Au-delà du constat de la forte emprise institutionnelle française, peut-on parler d’une société réunionnaise néocoloniale aujourd’hui ?
Depuis les années soixante, les aides françaises ont permis de sortir l’île de la misère en y améliorant les conditions sociales, sanitaires et alimentaires. Une forte croissance démographique a débuté : l’île est passée de 500 000 à 800 000 habitants entre 1980 et 2000 ! Mais il est aussi évident que les mesures de départementalisation ont contribué à la reproduction partielle des inégalités issues de l’organisation sociale coloniale. Il existe aujourd’hui des inégalités socio-économiques criantes à la Réunion : les groupes sociaux et culturels qui occupent les positions inférieures de l’échelle sociale sont les descendants des laissés-pour-compte du passé. A l’autre bout, les positions socioprofessionnelles supérieures sont occupées principalement par les zoreils (8). Enfin, la société est marquée par un nombre extrêmement important de chômeurs et de personnes en sous-emploi (au total environ un actif sur deux).

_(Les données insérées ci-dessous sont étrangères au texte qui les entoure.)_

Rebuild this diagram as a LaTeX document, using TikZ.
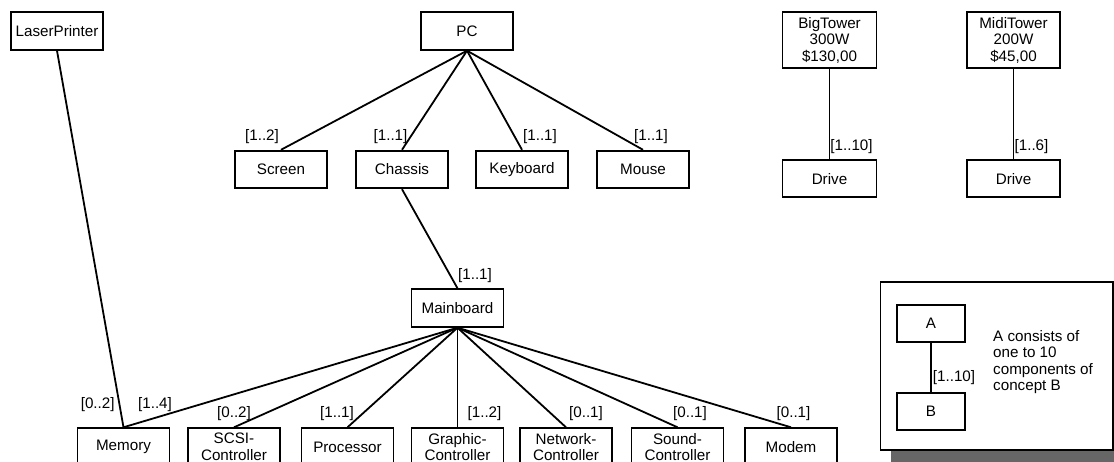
\documentclass[tikz,border=0pt]{standalone}
\usepackage{fontspec}
\setmainfont{Liberation Sans}
\begin{document}
\begin{tikzpicture}[x=1pt,y=-1pt,
  every node/.style={font=\fontsize{15.2}{16.6}\selectfont, inner sep=0pt},
  concept/.style={draw, line width=1.9pt, minimum width=92pt, minimum height=37.5pt, align=center, fill=white},
  small/.style={concept, minimum width=68pt, minimum height=36.7pt},
  link/.style={line width=1.8pt}]
\clip (0,0) rectangle (1114,462);
\fill[white] (0,0) rectangle (1114,462);
% legend frame with shadow
\fill[black!60] (891,292) rectangle (1124,470);
\draw[line width=1.9pt, fill=white] (880.5,282) rectangle (1113,450);
% top nodes
\node[concept] (laser) at (57,31) {LaserPrinter};
\node[concept] (pc) at (467,31) {PC};
\node[concept] (screen) at (281,169.5) {Screen};
\node[concept] (chassis) at (402,169.5) {Chassis};
\node[concept] (keyboard) at (522,169.5) {Keyboard};
\node[concept] (mouse) at (643,169.5) {Mouse};
\node[concept, minimum width=94pt, minimum height=56pt] (big) at (829.5,40.3) {BigTower\\300W\\\$130,00};
\node[concept, minimum width=94pt, minimum height=37.3pt] (drive1) at (829.5,178.7) {Drive};
\node[concept, minimum width=93pt, minimum height=56pt] (midi) at (1013.5,40.3) {MidiTower\\200W\\\$45,00};
\node[concept, minimum width=93pt, minimum height=37.3pt] (drive2) at (1013.5,178.7) {Drive};
\node[concept] (mainboard) at (457.5,308) {Mainboard};
% bottom nodes
\node[concept] (memory) at (123.5,447) {Memory};
\node[concept] (scsi) at (234,447) {SCSI-\\Controller};
\node[concept] (processor) at (347.5,447) {Processor};
\node[concept] (graphic) at (457.5,447) {Graphic-\\Controller};
\node[concept] (network) at (566,447) {Network-\\Controller};
\node[concept] (sound) at (677.5,447) {Sound-\\Controller};
\node[concept] (modem) at (791,447) {Modem};
% legend nodes
\node[small] (a) at (931,323.3) {A};
\node[small] (b) at (931,411.7) {B};
\node[anchor=west, align=left] (legtext) at (993,362) {A consists of\\one to 10\\components of\\concept B};
% connectors
\draw[link] (pc.south) -- (screen.north);
\draw[link] (pc.south) -- (chassis.north);
\draw[link] (pc.south) -- (keyboard.north);
\draw[link] (pc.south) -- (mouse.north);
\draw[link] (chassis.south) -- (mainboard.north);
\draw[link] (laser.south) -- (memory.north);
\foreach \n in {memory,scsi,processor,graphic,network,sound,modem}
  \draw[link] (mainboard.south) -- (\n.north);
\draw[link] (big.south) -- (drive1.north);
\draw[link] (midi.south) -- (drive2.north);
\draw[link] (a.south) -- (b.north);
% multiplicity labels
\node (l1) at (262,136.7) {[1..2]};
\node (l2) at (390.5,136.7) {[1..1]};
\node (l3) at (540,136.7) {[1..1]};
\node (l4) at (651,136.7) {[1..1]};
\node (l5) at (851.5,146.7) {[1..10]};
\node (l6) at (1031.5,146.7) {[1..6]};
\node (l7) at (475,276) {[1..1]};
\node (l8) at (97.7,405) {[0..2]};
\node (l9) at (155,405) {[1..4]};
\node (l10) at (234,414) {[0..2]};
\node (l11) at (337,414) {[1..1]};
\node (l12) at (484.5,414) {[1..2]};
\node (l13) at (586,414) {[0..1]};
\node (l14) at (690,414) {[0..1]};
\node (l15) at (793.5,414) {[0..1]};
\node (l16) at (954,378) {[1..10]};
\end{tikzpicture}
\end{document}
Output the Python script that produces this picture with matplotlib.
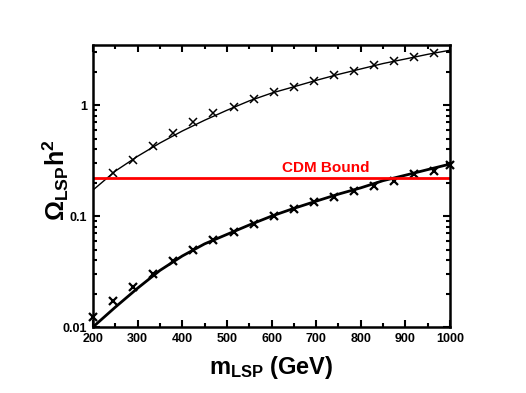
import numpy as np
import matplotlib
matplotlib.use("Agg")
import matplotlib.pyplot as plt
from matplotlib.ticker import LogLocator, FixedLocator, FixedFormatter, NullFormatter, MultipleLocator

# Fonts: bold Arial look-alike
plt.rcParams['font.family'] = ['Liberation Sans', 'DejaVu Sans']
plt.rcParams['font.weight'] = 'bold'
plt.rcParams['mathtext.fontset'] = 'custom'
plt.rcParams['mathtext.rm'] = 'Liberation Sans:bold'
plt.rcParams['mathtext.bf'] = 'Liberation Sans:bold'
plt.rcParams['mathtext.it'] = 'Liberation Sans:bold'

# Data
m_points = [245, 290, 335, 380, 425, 470, 515, 560, 605, 650, 695, 740, 785, 830, 875, 920, 965]
upper_points = [0.245, 0.318, 0.43, 0.56, 0.71, 0.85, 0.97, 1.13, 1.31, 1.47, 1.67, 1.86, 2.06, 2.29, 2.50, 2.74, 2.97]

m_points_low = [200, 245, 290, 335, 380, 425, 470, 515, 560, 605, 650, 695, 740, 785, 830, 875, 920, 965, 1000]
lower_points = [0.0122, 0.017, 0.0228, 0.030, 0.039, 0.0495, 0.061, 0.0723, 0.0853, 0.100, 0.115, 0.134,
                0.149, 0.168, 0.188, 0.206, 0.242, 0.257, 0.287]

m_curve = [200, 250, 300, 350, 400, 450, 500, 550, 600, 650, 700, 750, 800, 850, 900, 950, 1000]
upper_curve = [0.172, 0.255, 0.347, 0.457, 0.586, 0.733, 0.902, 1.096, 1.288, 1.469, 1.679, 1.901, 2.128,
               2.382, 2.618, 2.884, 3.14]
lower_curve = [0.0100, 0.0151, 0.0224, 0.0324, 0.0437, 0.0562, 0.0684, 0.0832, 0.100, 0.1175, 0.1365,
               0.158, 0.180, 0.209, 0.234, 0.263, 0.295]

cdm_bound = 0.221

fig = plt.figure(figsize=(5.26, 3.93), dpi=100)
ax = fig.add_axes([93 / 526, 1 - 327 / 393, 357 / 526, 282 / 393])

ax.plot(m_curve, upper_curve, color='black', lw=1.0)
ax.plot(m_points, upper_points, 'x', color='black', ms=6, mew=1.1)
ax.plot(m_curve, lower_curve, color='black', lw=2.0)
ax.plot(m_points_low, lower_points, 'x', color='black', ms=6, mew=1.6, clip_on=False)

ax.axhline(cdm_bound, color='red', lw=2)
ax.text(722, 0.272, 'CDM Bound', color='red', fontsize=11, fontweight='bold', ha='center', va='center')

ax.set_yscale('log')
ax.set_xlim(200, 1000)
ax.set_ylim(0.01, 3.5)

ax.xaxis.set_major_locator(MultipleLocator(100))
ax.xaxis.set_minor_locator(MultipleLocator(50))
ax.yaxis.set_major_locator(FixedLocator([0.01, 0.1, 1]))
ax.yaxis.set_major_formatter(FixedFormatter(['0.01', '0.1', '1']))
ax.yaxis.set_minor_locator(LogLocator(base=10, subs=np.arange(2, 10)))
ax.yaxis.set_minor_formatter(NullFormatter())

ax.tick_params(which='both', direction='in', top=True, right=True, labelsize=9, width=1.5)
ax.tick_params(which='major', length=5, pad=4)
ax.tick_params(which='minor', length=3)
for lab in ax.get_xticklabels() + ax.get_yticklabels():
    lab.set_fontweight('bold')
for sp in ax.spines.values():
    sp.set_linewidth(1.8)

ax.set_xlabel(r'$\mathregular{m_{LSP}}$ (GeV)', fontsize=17, fontweight='bold', va='top')
ax.set_ylabel(r'$\mathregular{Ω_{LSP}h^2}$', fontsize=18, fontweight='bold')
ax.xaxis.set_label_coords(0.5, -0.095)
ax.yaxis.set_label_coords(-0.062, 0.52)

fig.savefig('out.png', dpi=100)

Comme ailleurs, il reste à la Réunion de nombreux défis à surmonter pour construire une société égalitaire.

Gaëlle Ronsin et Monique Douillet


(1) L’île fut découverte au Moyen Age par les Arabes et au 16e siècle par les Portugais, mais l’histoire de la Réunion est récente, car c’est seulement en 1642 que des navigateurs français décidèrent de coloniser l’archipel des Mascareignes.
(2) Voir lexique
(3) C. Marimoutou, « La Réunion, ’île-laboratoire’ : L’alchimie des cultures », mars 2010
(4) 2,1 % des propriétaires occupent 60% du sol.

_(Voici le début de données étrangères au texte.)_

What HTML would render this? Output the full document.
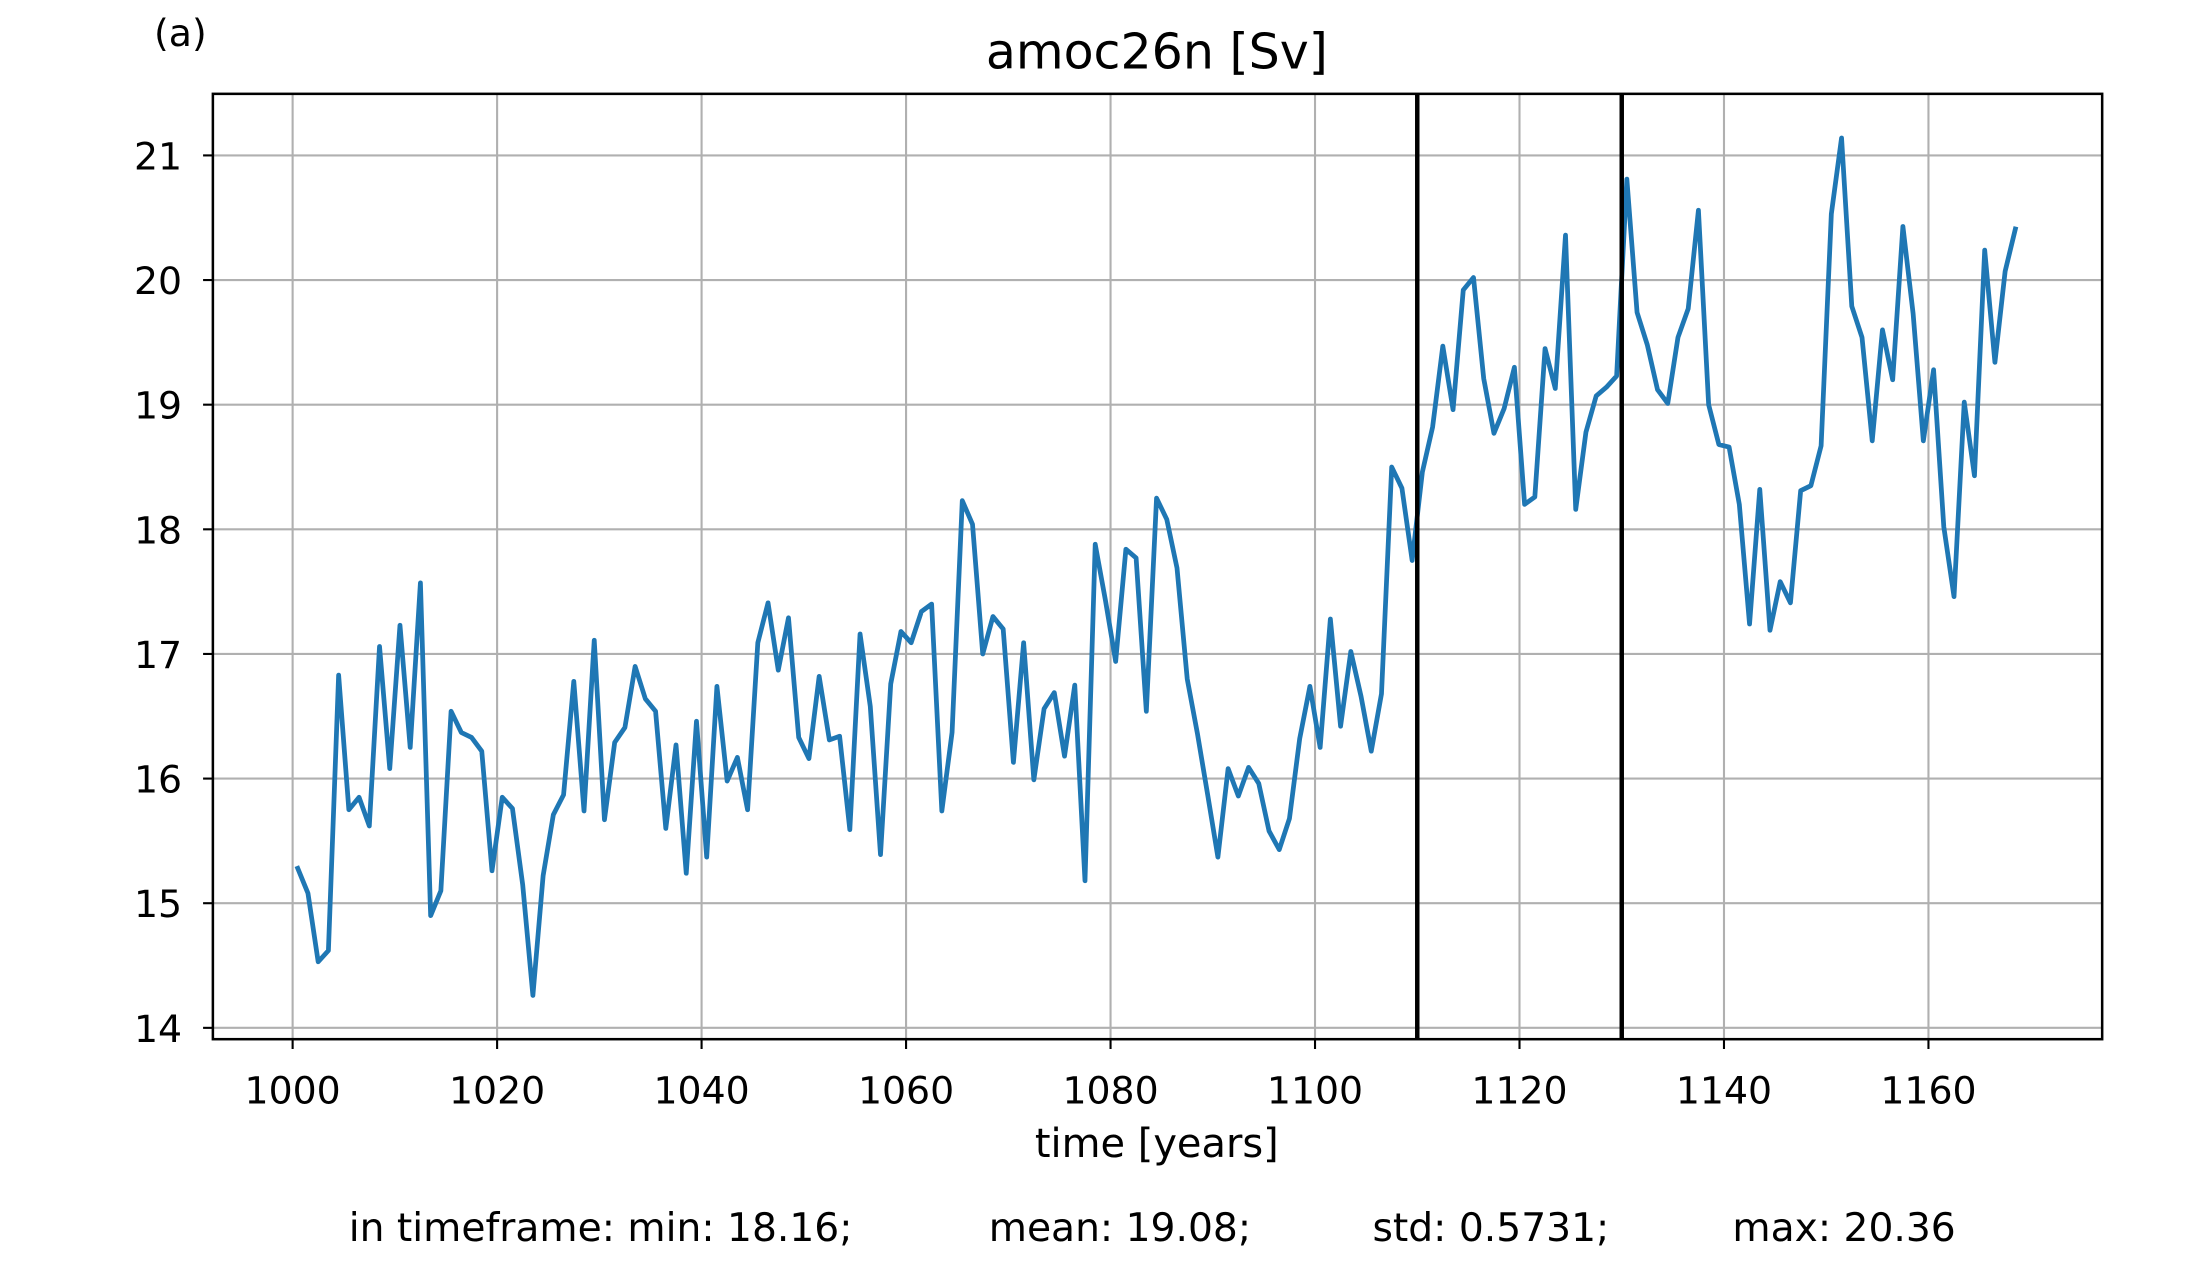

(5) Surtout de l’ouest et du sud de l’île. Les cirques, la zone du volcan et le sud sauvage sont préservés, ainsi que les hauts de l’est, moins urbanisés.

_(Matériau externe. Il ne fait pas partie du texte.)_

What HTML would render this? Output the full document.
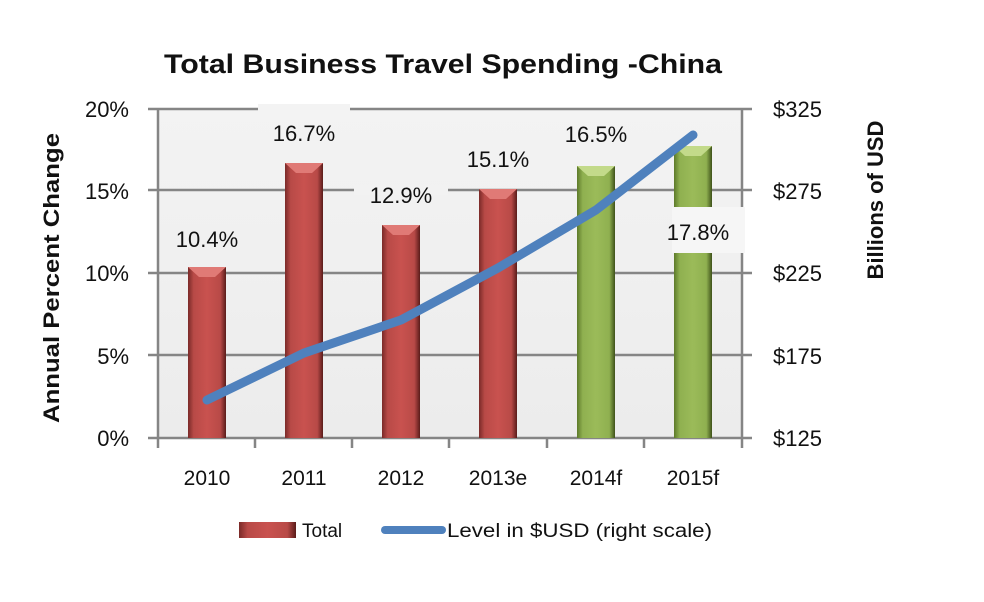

(6) La Réunion est encore marquée ces années-là par une pauvreté massive : pas d’électricité ni d’eau courante, peu d’habitat en dur et une situation alimentaire et sanitaire alarmante. Pour se faire une idée de cette époque, on peut lire Souvenirs particuliers d’une enfance particulière : à la Réunion de Marie Morel.
(7) Remplacé par l’Agence nationale pour l’insertion et la protection des travailleurs d’outre-mer (ANT), renommée en 1992 Agence de l’outre-mer pour la mobilité (LADOM). Le 18 février 2014, l’Assemblée nationale vote une résolution mémorielle sur le placement des enfants réunionnais en métropole.
(8) Les métropolitains installés à la Réunion (voir lexique).